Administration officials have been careful to turn down the heat in their latest exchanges with Netanyahu over Jerusalem, even as they continue to express their displeasure. State Department spokesman P.J. Crowley spoke in clipped sentences Tuesday when asked to describe the hours of private conversations with Netanyahu this week: “We have outlined some concerns to the Israeli government. They have responded to our concerns. That conversation continues. This is a dynamic process. There’s a lot of give-and-take involved in these conversations.”

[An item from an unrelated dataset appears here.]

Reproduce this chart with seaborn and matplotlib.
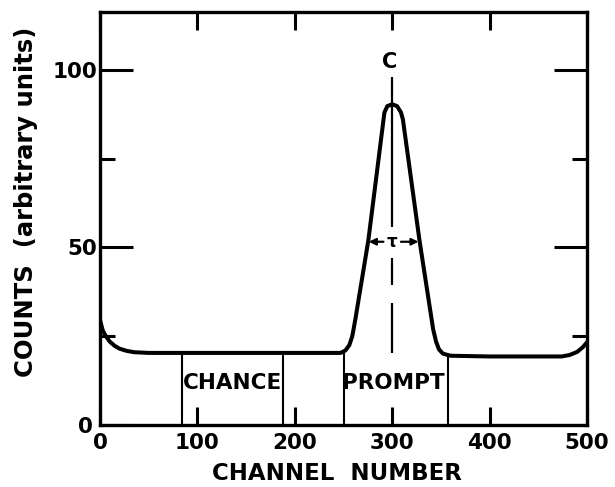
import numpy as np
import pandas as pd
import matplotlib
matplotlib.use("Agg")
import matplotlib.pyplot as plt
import matplotlib.transforms as mtransforms
import seaborn as sns

# Time spectrum: counts per channel
channel = [0, 3, 6, 10, 15, 20, 27, 35, 50, 100, 150, 200, 247, 252, 256, 259, 262,
           275.5, 292, 295, 300, 305, 309, 311, 328, 342, 345, 348, 352, 360,
           400, 450, 474, 482, 490, 496, 500]
counts = [29.5, 26.5, 25.0, 23.5, 22.3, 21.5, 20.9, 20.5, 20.3, 20.3, 20.3, 20.3, 20.3,
          21.0, 22.5, 25.0, 29.5, 52.0, 88.0, 89.8, 90.3, 89.8, 88.0, 86.0, 52.0,
          27.0, 23.5, 21.3, 20.1, 19.5, 19.3, 19.3, 19.3, 19.7, 20.6, 22.0, 23.3]

# Window boundaries: chance window and prompt window
chance_window = [84, 188]
prompt_window = [250, 357]
window_heights = [20.3, 20.3, 20.6, 19.5]

peak_channel = 300
tau_level = 51.6
tau_edges = [276, 327]
# centre marker: solid / dashed pieces (counts)
centre_segments = [(98.0, 55.8), (47.0, 39.4), (34.4, 20.3)]

x_ticks = [0, 100, 200, 300, 400, 500]
y_ticks = [0, 50, 100]
y_minor = [25, 75]

sns.set_theme(style="ticks")
plt.rcParams["font.family"] = ["DejaVu Sans"]
plt.rcParams["font.weight"] = "bold"
plt.rcParams["text.color"] = "black"
plt.rcParams["axes.labelcolor"] = "black"
plt.rcParams["xtick.color"] = "black"
plt.rcParams["ytick.color"] = "black"

fig = plt.figure(figsize=(6.15, 4.87), dpi=100)
ax = fig.add_axes([0.1626, 0.1273, 0.7919, 0.8481])

df = pd.DataFrame({"channel": channel, "counts": counts})
sns.lineplot(data=df, x="channel", y="counts", ax=ax, color="black",
             linewidth=2.9, sort=False, estimator=None)

for xv, h in zip(chance_window + prompt_window, window_heights):
    ax.plot([xv, xv], [0, h], color="black", linewidth=1.5, solid_capstyle="butt")

for top, bottom in centre_segments:
    ax.plot([peak_channel, peak_channel], [bottom, top], color="black",
            linewidth=1.6, solid_capstyle="butt")

# tau width arrows
ax.annotate("", xy=(tau_edges[0], tau_level), xytext=(peak_channel - 9, tau_level),
            arrowprops=dict(arrowstyle="-|>", color="black", lw=1.6,
                            mutation_scale=10, shrinkA=0, shrinkB=0))
ax.annotate("", xy=(tau_edges[1], tau_level), xytext=(peak_channel + 9, tau_level),
            arrowprops=dict(arrowstyle="-|>", color="black", lw=1.6,
                            mutation_scale=10, shrinkA=0, shrinkB=0))
ax.text(peak_channel, tau_level, "τ", ha="center", va="center", fontsize=12,
        fontweight="bold", color="black")

ax.text(297, 102.3, "C", ha="center", va="center", fontsize=15, fontweight="bold",
        color="black")
ax.text(sum(chance_window) / 2, 11.8, "CHANCE", ha="center", va="center",
        fontsize=15.5, fontweight="bold", color="black")
ax.text(sum(prompt_window) / 2 - 2, 11.8, "PROMPT", ha="center", va="center",
        fontsize=15.5, fontweight="bold", color="black")

ax.set_xlim(0, 500)
ax.set_ylim(0, 116.3)
ax.set_xticks(x_ticks)
ax.set_xticklabels([str(v) for v in x_ticks], fontsize=15.5, fontweight="bold")
ax.set_yticks(y_ticks)
ax.set_yticklabels([str(v) for v in y_ticks], fontsize=15.5, fontweight="bold")
ax.set_yticks(y_minor, minor=True)

ax.tick_params(axis="both", which="major", direction="in", length=13, width=2.2,
               top=True, right=True, color="black", labelcolor="black")
ax.tick_params(axis="x", which="major", pad=6)
ax.tick_params(axis="y", which="major", length=24, pad=2)
ax.tick_params(axis="y", which="minor", direction="in", length=11, width=2.2,
               left=True, right=True, color="black")
ax.tick_params(axis="x", which="minor", bottom=False, top=False)

# the y-axis zero sits a little left of the corner, clear of the x-axis zero
ylab0 = ax.get_yticklabels()[0]
ylab0.set_transform(ylab0.get_transform() +
                    mtransforms.ScaledTranslation(-4 / 100, 0, fig.dpi_scale_trans))

for sp in ax.spines.values():
    sp.set_linewidth(2.4)
    sp.set_color("black")
    sp.set_visible(True)

ax.set_xlabel("CHANNEL  NUMBER", fontsize=16.5, fontweight="bold", color="black")
ax.set_ylabel("COUNTS  (arbitrary units)", fontsize=17.5, fontweight="bold",
              color="black")
ax.xaxis.set_label_coords(0.487, -0.09)
ax.yaxis.set_label_coords(-0.127, 0.54)

fig.savefig("out.png", dpi=100, facecolor="white")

Crowley argued that “the only way to ultimately resolve competing claims, on the future of Jerusalem, is to get to direct negotiations.” He said the administration faces a series of “pass-fail” tests: Can it get the two parties to join direct talks? Can it persuade them to address the vexing issues surrounding the final status of Jerusalem? And ultimately, “do we get to an agreement that is in the Israeli interest, in the Palestinian interest, in the interest of the rest of the region and clearly in the interest of the United States?”

Arab leaders have long said that a peace deal would be possible if the United States pressured Israel. But many experts say such hope is often misplaced. In the case of East Jerusalem, Netanyahu believes that a halt to construction represents political suicide for his coalition, so no amount of U.S. pressure will lead him to impose a freeze — at least until he is in the final throes of peace talks.

“U.S. pressure can work, but it needs to be at the right time, on the right issue and in the right political context,” said Robert Malley, a peace negotiator in the Clinton White House. “The latest episode was an apt illustration. The administration is ready for a fight, but it realized the issue, timing and context were wrong. The crisis has been deferred, not resolved.”